Si tratta di investire molti quattrini nell’auto, ma di ridurre in parallelo la capacità produttiva. Ovvero, nei prossimi anni si dovrà puntare sulla progettazione, gli esperimenti, lo sviluppo di prodotti e progetti che daranno risultati a termine. Ma nel frattempo si offrirà meno lavoro: alle tute blu (che ci sono abituate) a anche alla rete commerciale (100 mila dealer negli Stati Uniti sono a rischio) e all’immenso indotto dell’auto, diretto ed indiretto. Lo stop alla pubblicità di quattro degli otto marchi di Gm, ad esempio, rischia di essere un colpo mortale per il sistema delle tv locali Usa, che dall’auto traggono circa il 25% delle entrate pubblicitarie.

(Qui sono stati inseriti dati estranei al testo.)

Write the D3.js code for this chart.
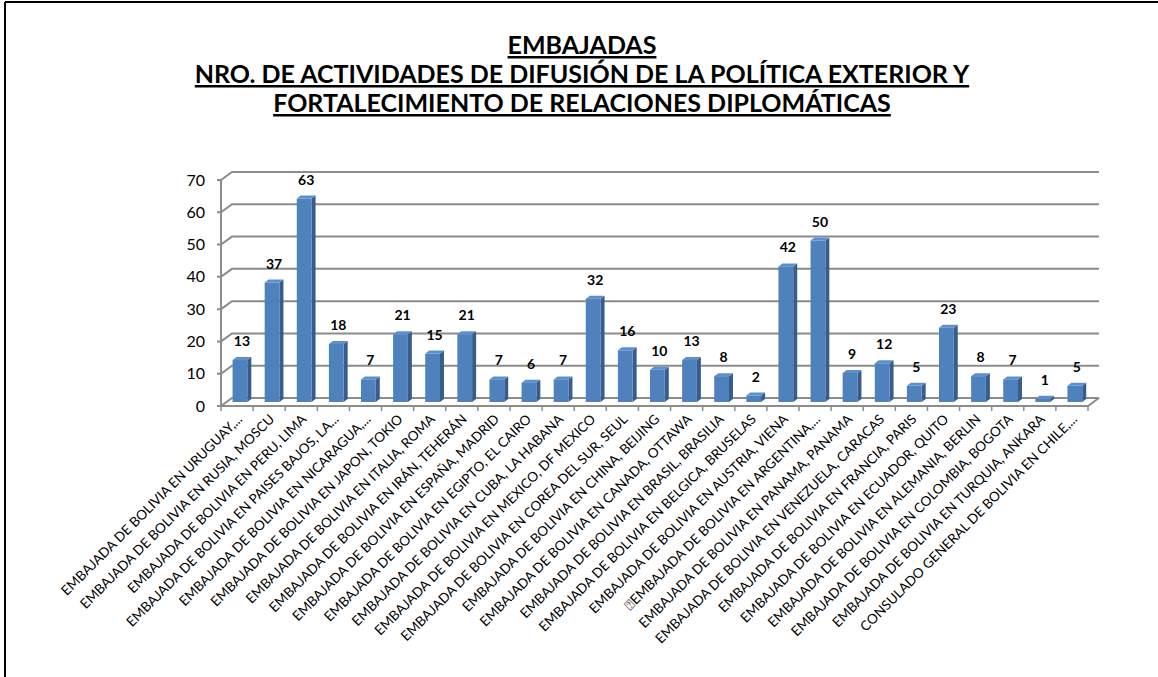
<!DOCTYPE html>
<html>
<head>
<meta charset="utf-8">
<script src="https://cdn.jsdelivr.net/npm/d3@7"></script>
<style>
  body { margin: 0; background: #fff; }
  svg { display: block; }
</style>
</head>
<body>
<div id="chart"></div>
<script>
// datos del gráfico
const titleLines = [
    'EMBAJADAS',
    'NRO. DE ACTIVIDADES DE DIFUSIÓN DE LA POLÍTICA EXTERIOR Y',
    'FORTALECIMIENTO DE RELACIONES DIPLOMÁTICAS'
];
const categories = [
    'EMBAJADA DE BOLIVIA EN URUGUAY,...',
    'EMBAJADA DE BOLIVIA EN RUSIA, MOSCU',
    'EMBAJADA DE BOLIVIA EN PERU, LIMA',
    'EMBAJADA DE BOLIVIA EN PAISES BAJOS, LA...',
    'EMBAJADA DE BOLIVIA EN NICARAGUA,...',
    'EMBAJADA DE BOLIVIA EN JAPON, TOKIO',
    'EMBAJADA DE BOLIVIA EN ITALIA, ROMA',
    'EMBAJADA DE BOLIVIA EN IRÁN, TEHERÁN',
    'EMBAJADA DE BOLIVIA EN ESPAÑA, MADRID',
    'EMBAJADA DE BOLIVIA EN EGIPTO, EL CAIRO',
    'EMBAJADA DE BOLIVIA EN CUBA, LA HABANA',
    'EMBAJADA DE BOLIVIA EN MEXICO, DF MEXICO',
    'EMBAJADA DE BOLIVIA EN COREA DEL SUR, SEUL',
    'EMBAJADA DE BOLIVIA EN CHINA, BEIJING',
    'EMBAJADA DE BOLIVIA EN CANADA, OTTAWA',
    'EMBAJADA DE BOLIVIA EN BRASIL, BRASILIA',
    'EMBAJADA DE BOLIVIA EN BELGICA, BRUSELAS',
    'EMBAJADA DE BOLIVIA EN AUSTRIA, VIENA',
    '\u2370EMBAJADA DE BOLIVIA EN ARGENTINA,...',
    'EMBAJADA DE BOLIVIA EN PANAMA, PANAMA',
    'EMBAJADA DE BOLIVIA EN VENEZUELA, CARACAS',
    'EMBAJADA DE BOLIVIA EN FRANCIA, PARIS',
    'EMBAJADA DE BOLIVIA EN ECUADOR, QUITO',
    'EMBAJADA DE BOLIVIA EN ALEMANIA, BERLIN',
    'EMBAJADA DE BOLIVIA EN COLOMBIA, BOGOTA',
    'EMBAJADA DE BOLIVIA EN TURQUIA, ANKARA',
    'CONSULADO GENERAL DE BOLIVIA EN CHILE,...'
];
const values = [13, 37, 63, 18, 7, 21, 15, 21, 7, 6, 7, 32, 16, 10, 13, 8, 2, 42, 50, 9, 12, 5, 23, 8, 7, 1, 5];
const yTicks = [0, 10, 20, 30, 40, 50, 60, 70];

const width = 1158, height = 677;
const FONT = 'Lato, "Open Sans", sans-serif';
// profundidad 3D de la pared
const depth = { dx: 11, dy: -8 };
const plot = { left: 221, right: 1088, front0: 406 };

const svg = d3.select('#chart').append('svg')
    .attr('width', width)
    .attr('height', height);

// marco
svg.append('line').attr('x1', 5).attr('y1', 2).attr('x2', width).attr('y2', 2)
    .attr('stroke', '#000').attr('stroke-width', 2);
svg.append('line').attr('x1', 5).attr('y1', 2).attr('x2', 5).attr('y2', height)
    .attr('stroke', '#000').attr('stroke-width', 2);

// título
const title = svg.append('g')
    .attr('font-family', FONT)
    .attr('font-weight', 'bold')
    .attr('font-size', 25)
    .attr('text-anchor', 'middle');
titleLines.forEach((t, i) => {
    title.append('text')
        .attr('x', 582)
        .attr('y', 54 + i * 29)
        .attr('text-decoration', 'underline')
        .text(t);
});

const x = d3.scaleBand()
    .domain(categories)
    .range([plot.left, plot.right]);

// escala sobre la pared del fondo
const yBack = d3.scaleLinear()
    .domain([0, 70])
    .range([plot.front0 + depth.dy, plot.front0 + depth.dy - 226]);

const grid = svg.append('g')
    .attr('fill', 'none')
    .attr('stroke', '#8c8c8c')
    .attr('stroke-width', 2);

yTicks.forEach(t => {
    const yb = yBack(t);
    const yf = yb - depth.dy;
    grid.append('path')
        .attr('d', `M${plot.left - 4},${yf}L${plot.left},${yf}L${plot.left + depth.dx},${yb}L${plot.right + depth.dx},${yb}`);
});

// eje vertical frontal
grid.append('line')
    .attr('x1', plot.left).attr('x2', plot.left)
    .attr('y1', yBack(70) - depth.dy).attr('y2', plot.front0);

// piso
grid.append('path')
    .attr('d', `M${plot.left},${plot.front0}L${plot.right},${plot.front0}L${plot.right + depth.dx},${yBack(0)}`);

// marcas del eje x
const xTicks = categories.map(c => x(c)).concat([plot.right]);
grid.selectAll('.xtick')
    .data(xTicks)
    .enter().append('line')
    .attr('x1', d => d).attr('x2', d => d)
    .attr('y1', plot.front0).attr('y2', plot.front0 + 5)
    .attr('stroke-width', 1.5);

// etiquetas eje y
svg.append('g')
    .attr('font-family', FONT)
    .attr('font-size', 16)
    .attr('text-anchor', 'end')
    .attr('fill', '#000')
    .selectAll('text')
    .data(yTicks)
    .enter().append('text')
    .attr('x', 205)
    .attr('y', d => yBack(d) - depth.dy)
    .attr('dy', '0.35em')
    .text(d => d);

// barras 3D
const bw = x.bandwidth() * 0.46;
const bd = { dx: 4, dy: -3 };
const baseY = yBack(0) + 4;
const bars = svg.append('g').selectAll('g')
    .data(values)
    .enter().append('g');

const barX = (d, i) => x(categories[i]) + x.bandwidth() * 0.36;
const barTop = d => yBack(d) + 4;

bars.append('path')
    .attr('fill', '#385d8a')
    .attr('d', (d, i) => {
        const x0 = barX(d, i) + bw, t = barTop(d);
        return `M${x0},${baseY}L${x0},${t}L${x0 + bd.dx},${t + bd.dy}L${x0 + bd.dx},${baseY + bd.dy}Z`;
    });
bars.append('path')
    .attr('fill', '#5b8fd0')
    .attr('d', (d, i) => {
        const x0 = barX(d, i), t = barTop(d);
        return `M${x0},${t}L${x0 + bw},${t}L${x0 + bw + bd.dx},${t + bd.dy}L${x0 + bd.dx},${t + bd.dy}Z`;
    });
bars.append('rect')
    .attr('fill', '#4f81bd')
    .attr('x', (d, i) => barX(d, i))
    .attr('y', d => barTop(d))
    .attr('width', bw)
    .attr('height', d => baseY - barTop(d));

// etiquetas de valor
bars.append('text')
    .attr('font-family', FONT)
    .attr('font-weight', 'bold')
    .attr('font-size', 14)
    .attr('text-anchor', 'middle')
    .attr('x', (d, i) => barX(d, i) + bw / 2 + 2)
    .attr('y', d => barTop(d) - 14)
    .text(d => d);

// etiquetas de categoría
svg.append('g')
    .attr('font-family', FONT)
    .attr('font-size', 13.5)
    .attr('text-anchor', 'end')
    .selectAll('text')
    .data(categories)
    .enter().append('text')
    .attr('transform', d => `translate(${x(d) + x.bandwidth() / 2 + 6},${plot.front0 + 14}) rotate(-45)`)
    .text(d => d);
</script>
</body>
</html>
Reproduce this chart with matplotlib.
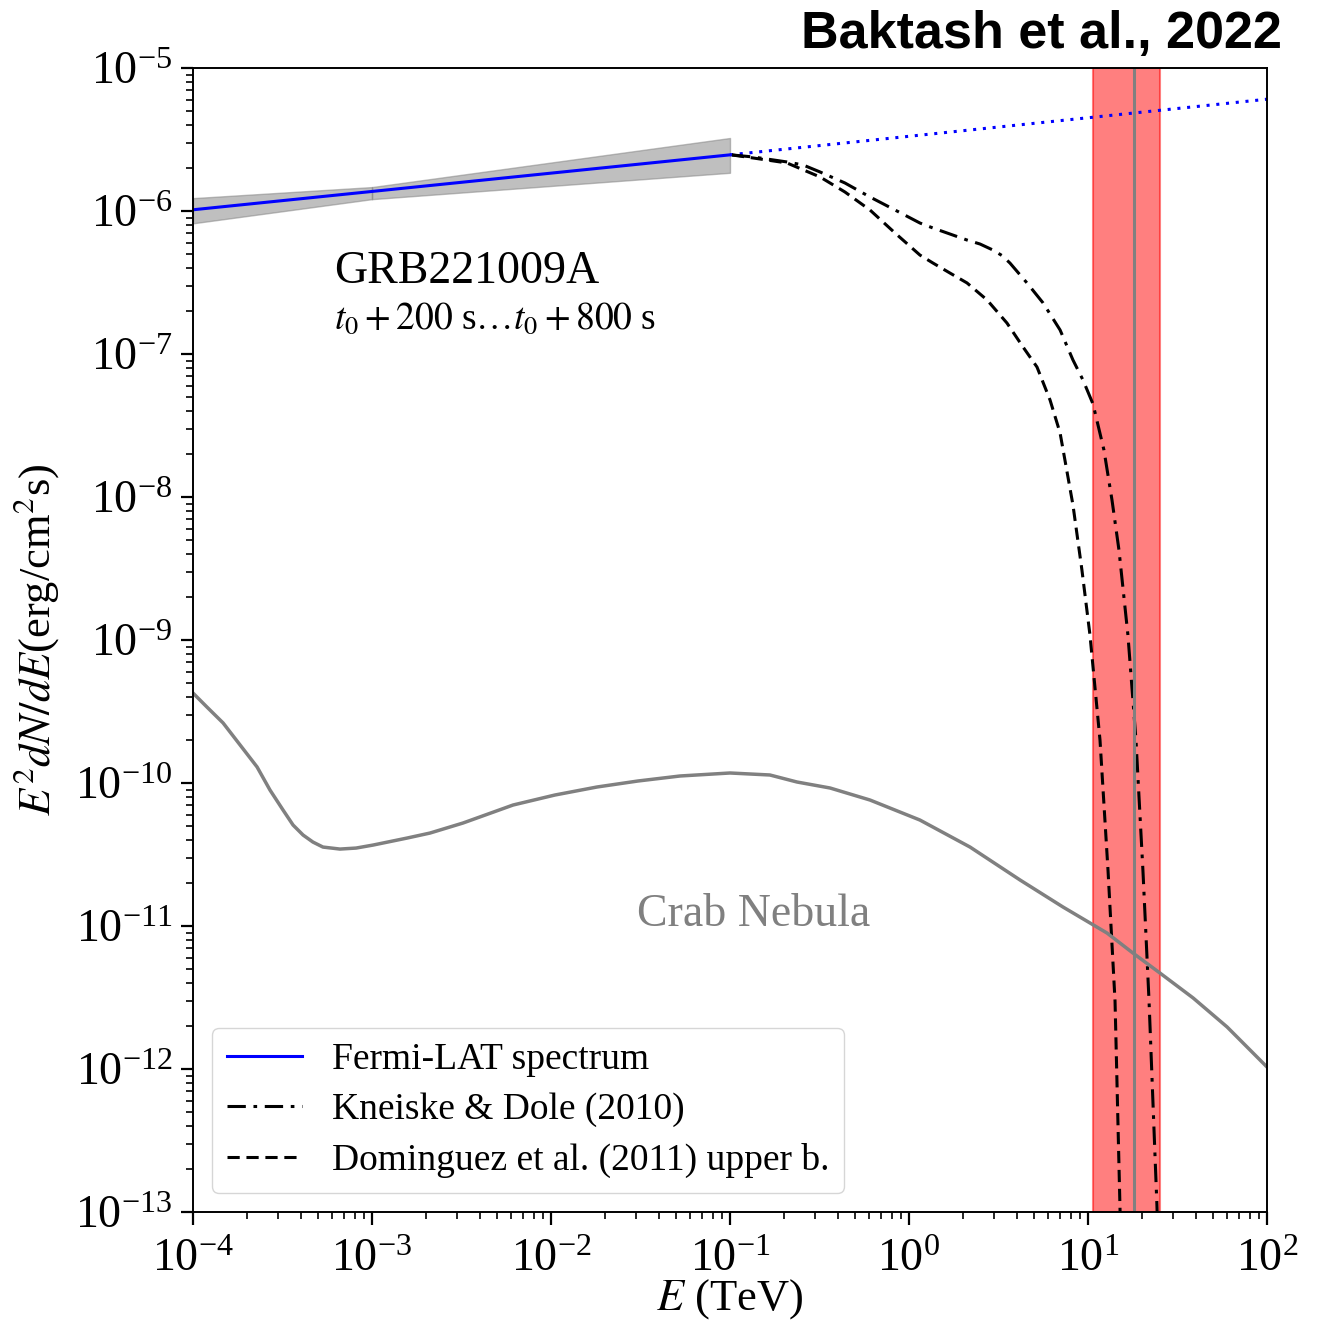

Problemi di queste dimensioni non si risolvono con la bacchetta magica. Ci vuole pazienza, capacità progettuale, coscienza che per evitare il crash occorre non cadere nella trappola del protezionismo o della guerra industriale a suon di aiuti di Stato. In questo quadro la sortita di Sergio Marchionne su Automotive News appare un contributo prezioso: nel futuro, anche per le vetture dovrà valere il modello Intel Inside (l’etichetta che trovate su quasi tutti pc, attrezzati dai chip del colosso Usa, insidiato solo dalla concorrente Amd in questo segmento di mercato). Ovvero, ci sarà chi si specializza nel produrre il “cuore” di un veicolo (il motore) ma anche il pancreas (i carburatori) o i polmoni (la trasmissione). La maggior parte degli sforzi andrà nel marketing, nella rete di assistenza, nella gestione della mobilità. Vogliano sognare? Invece di comprare un’auto, in futuro, si potrebbe comprare un contratto con una casa automobilistica che, dietro un canone, si impegna a fornire soluzioni di mobilità: la berlina quando c’è bisogno di una macchina per lo spostamento a lunga distanza, la city car durante la settimana e un Suv per la vacanza. È fantascienza (pensate alla logistica necessaria, per esempio…). Ma, se vale il we can, cerchiamo di pensare in grande. Tanto, con le soluzioni tradizionali, più che risolvere i problemi, li si sposta più in là.